Целые губернии, удаленные от политики на почтительное расстояние, вдруг приблизились к ней вплотную, провинциальные сыскные службы оживились и закипели. Сотрудники жандармских управлений ликовали: наконец-то и на их горизонтах засветила революционная опасность, можно было действовать и ожидать чинов, наград, должностей… Они потирали руки и без устали слали письма, а столичные чиновники стонали, разбирая их донесения. Опять, но уже по III отделению, промелькнули курские девицы Емельянова и Щеголева.[251] О заграничных письмах жандармские капитаны и майоры доносили из Ковно 17 апреля, Орла 20 апреля, Одессы 25 апреля, Риги 14 мая.[252]
Не обошел Нечаев вниманием и безуездный город Иваново, первым из Женевы «французское письмо»[253] получил Зубков. Жандармское начальство перепугалось не на шутку. Ивановский учитель Н. М. Богомолов писал 1 мая 1869 года Ф. Д. Нефедову: «Два раза здесь прокурор Владимирского Окружного суда — зачем не знаю, можно думать, что все по этому пакостному Нечаевскому делу. Сколько тревоги и сколько расходов наделала эта свинья».[254] Нежданное письмо от благодетеля 2 мая 1869 года пришло Капацинскому. «Что, приятель, не пишешь, — интересовался Нечаев. — Получил ли послание? Как дела? Пришли адресов, а если есть, то денег лишних. Поскорей пиши. Адрес мой держи в секрете от должников».[255]

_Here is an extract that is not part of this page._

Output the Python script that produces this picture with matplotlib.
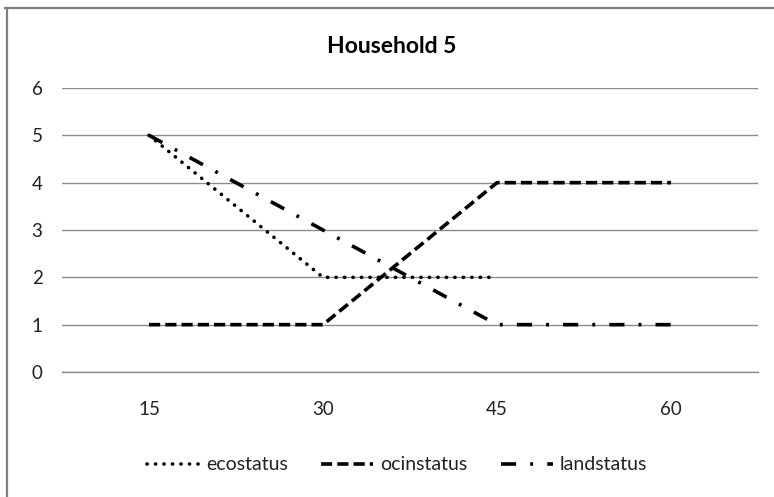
import numpy as np
import matplotlib
matplotlib.use("Agg")
import matplotlib.pyplot as plt
from matplotlib.lines import Line2D

plt.rcParams['font.family'] = ['Lato', 'DejaVu Sans']

categories = ["15", "30", "45", "60"]
ecostatus = [5, 2, 2, np.nan]
ocinstatus = [1, 1, 4, 4]
landstatus = [5, 3, 1, 1]
yticks = [0, 1, 2, 3, 4, 5, 6]

W, H = 774, 497
fig = plt.figure(figsize=(W / 100, H / 100), dpi=100)
ax = fig.add_axes([62 / W, (H - 372) / H, (758 - 62) / W, (372 - 88) / H])

x = np.arange(len(categories))
lw = 2.6
ax.plot(x, ecostatus, color='black', lw=lw, linestyle=(0, (0.05, 2.3)),
        dash_capstyle='round', label='ecostatus')
ax.plot(x, ocinstatus, color='black', lw=lw, linestyle=(0, (3.1, 1.4)),
        dash_capstyle='butt', label='ocinstatus')
ax.plot(x, landstatus, color='black', lw=lw, linestyle=(0, (4.2, 3.9, 0.8, 3.9)),
        dash_capstyle='butt', label='landstatus')

ax.set_xlim(-0.5, len(categories) - 0.5)
ax.set_ylim(0, 6)
ax.set_yticks(yticks)
ax.set_xticks(x)
ax.set_xticklabels(categories)
ax.grid(axis='y', color='#8c8c8c', lw=1.0)
ax.set_axisbelow(True)
for s in ['top', 'right', 'left']:
    ax.spines[s].set_visible(False)
ax.spines['bottom'].set_color('#8c8c8c')
ax.spines['bottom'].set_linewidth(1.0)
ax.tick_params(axis='both', length=0, labelsize=13.5, colors='#222222')
ax.tick_params(axis='y', pad=14)
ax.tick_params(axis='x', pad=21)

fig.text(392 / W, (H - 53) / H, "Household 5", ha='center', va='baseline',
         fontsize=16.5, fontweight='bold', color='black')

leg = fig.legend(loc='center', bbox_to_anchor=(397 / W, (H - 465) / H), ncol=3,
                 frameon=False, fontsize=14, handlelength=2.7, handletextpad=0.35,
                 columnspacing=1.7, labelcolor='#222222')

# chart area border (top and left edges)
fig.add_artist(Line2D([5 / W, 1.0], [(H - 8) / H, (H - 8) / H], color='#7f7f7f', lw=1.6))
fig.add_artist(Line2D([7 / W, 7 / W], [0.0, (H - 8) / H], color='#7f7f7f', lw=1.6))

fig.savefig("out.png", dpi=100)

3 мая из Владимира в Иваново прискакал сам начальник Губернского жандармского управления де Лазари и перевернул жилище учителя вверх дном.[256] Жандармов ожидала большая удача — у Капацинского нашли фотографический снимок Нечаева, в руках у полиции впервые оказалось изображение «беглеца». 9 мая Нечаев прислал Капацинскому пакет с прокламациями, а 12 мая — письмо без подписи, в котором приглашал посетить его в Женеве. Ивановского учителя перевезли в Петербург и поместили на Фонтанке, 16, в III отделении Собственной Его Императорского Величества канцелярии. Начались допросы, дело вел сам К. Ф. Филиппеус, руководитель политического сыска империи. Этому ловкому чиновнику за полтора месяца удалось запугать тихого, застенчивого Капацинского. Полагая, что арестант готов на все, лишь бы вырваться из его цепких объятий, Филиппеус 30 июня 1869 года передал главноуправляющему III отделением, графу П. А. Шувалову, следующую служебную записку:
«Нечаев зовет Капацинского в Женеву; его (Нечаева. — Ф. Л.) приезд Капацинского не удивил бы и не вызвал бы в нем подозрений. Мне кажется, что Капацинский принял бы на себя подобное поручение. В последний раз, когда я его видел и по предъявлении ему писем Нечаева дал прочесть два-три воззвания, а затем объявил ему, в какой степени несомненная близость его с Нечаевым его компрометирует, он вошел, наконец, в ярость и объявил, что если б Нечаев был здесь, то он бы его собственноручно повесил. Капацинский страшно озлоблен против Нечаева; он хитер, как все семинаристы, ни гроша не имеет за душою, — следовательно, едва ли захочет воспользоваться поручением в Женеве, чтобы там остаться; его личность для дела представляет мало пользы, так что и потеря была бы не велика, если бы он не вернулся, что, впрочем, как сказано, в высшей степени невероятно, так как он только и способен быть учителем в русском приходском училище.